Linear Equation in One Variable Examples

Example 1: Twenty years ago, Mikkel's age was one-third of what it is now. What is Mikkel's present age?
Solution: We can write the given information by using a linear equation in one variable. Let Mikkel's present age be x years. Twenty years ago, Mikkel's age was (x-20) years. According to the given information, x - 20= x/3
3(x - 20)= x
3x - 60= x
3x - x= 60
2x= 60
x= 60/2
x= 30
Therefore the present age of Mikkel is 30 years.

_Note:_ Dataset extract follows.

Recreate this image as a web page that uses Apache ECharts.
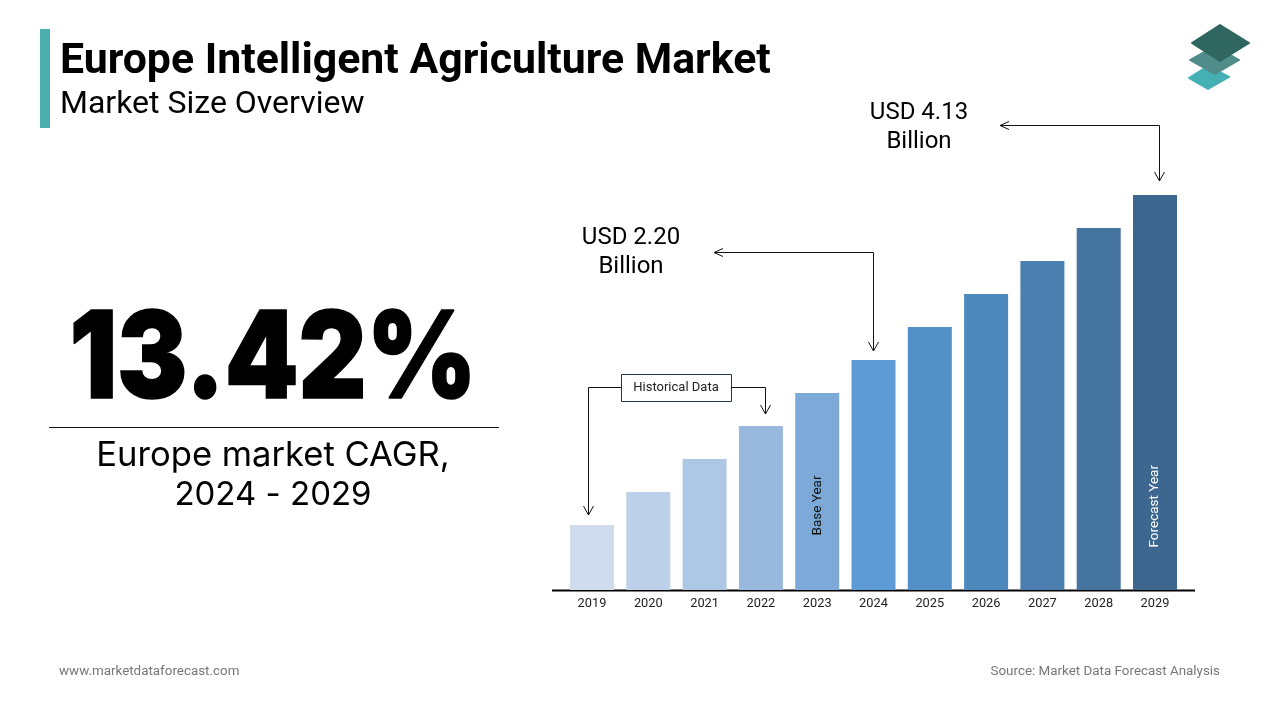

Example 2: David worked as a stenographer. In June, he was paid $50 per day. However, $10 per day was deducted for the days he remained absent. He received $900 for the number of days he worked. How many days did he work?
Solution: Let the number of days he worked be x days. Hence, the number of days he did not work will be = 30 - x. He was paid $50 for each day he worked and $10 was deducted for each day he did not work. At the end of the month, he received $900. According to the given information, we can form a linear equation in one variable as, 50(x) - 10(30 - x) = 900
50x - 300 + 10x = 900
60x = 900 + 300
x = 1200/60
x= 20
Therefore David worked for 20 days.

Example 3: Find the perimeter of the square whose side length x units is given in the form of an equation as 2x/3- 5/6 = 0
Solution: Given, the side-length of the square is 2x/3- 5/6=0. It is in the form of a linear equation in one variable which is x. First, we need to solve this equation to find the value of x.
2x/3- 5/6=0
2x/3- 5/6 + 5/6=0+ 5/6 (adding 5/6 on both the sides)
2x/3= 5/6
x = 5/6 × 3/2
x = 5/4 units
Hence, the side length of the square is 5/4 units. Now, to find the perimeter of the square, we need to multiply the side length by 4.
The perimeter of a square = 5/4 × 4=5 units.
Therefore the perimeter of the square is 5 units.